Focus On 13 February 2017

The 2017 Risk Map: Greater uncertainty in the "every-man-for-himself" era

“Falling out of love” with globalisation and discontinuity with the past model will be felt soon. Protectionist measures are increasing considerably and international trade is growing a lot less than in the pre-crisis period.

Executive Summary

“Falling out of love” with globalisation and discontinuity with the past model will be felt soon. Protectionist measures are increasing considerably and international trade is growing a lot less than in the pre-crisis period.

 

The two 2016 core risks are confirmed as the main critical issues for 2017: debt (public and private, now 225% of global GDP) and the geopolitical variable.
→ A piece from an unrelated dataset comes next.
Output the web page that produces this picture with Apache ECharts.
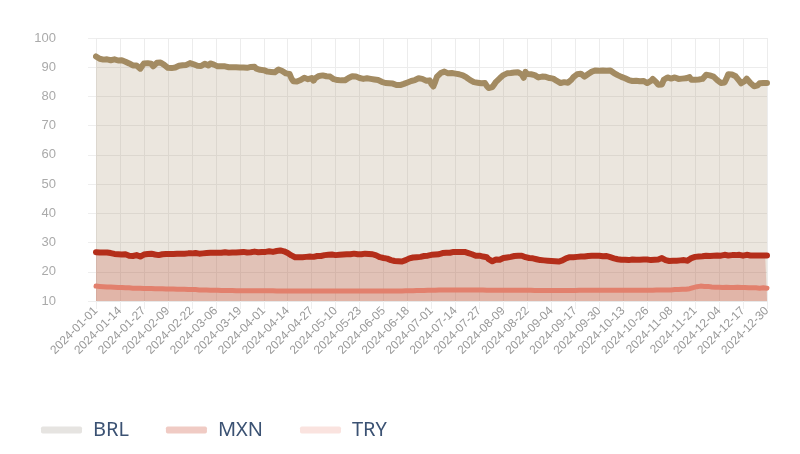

Amongst debt-related components, the main worrying factors are the bank risk (SACE index up 2 points at global level) and the currency transfer risk.

 

Countries affected most by the increase in bank risk include important economies like Brazil and Mexico in South America, India, Turkey, and Mozambique, Nigeria and Angola in Africa. Geographical areas where the currency transfer risk has increased considerably still include Mozambique and Angola, in addition to Cuba, Egypt and Oman; while Iran and Argentina bucked the trend.

 

There is no perfect recipe. However, in-depth knowledge of the potential dangers is fundamental to overcome fear and keep on growing. The awareness of companies operating on international markets must be enhanced, now even more than before.

 

The regional integration areas, especially between the EU and the Andean countries (like Colombia, Peru, Chile), of the Sub-Saharan area and Asia (like South Korea) can become ecosystems to be explored. In 2015, these countries imported over EUR 27 billion of Italian exports.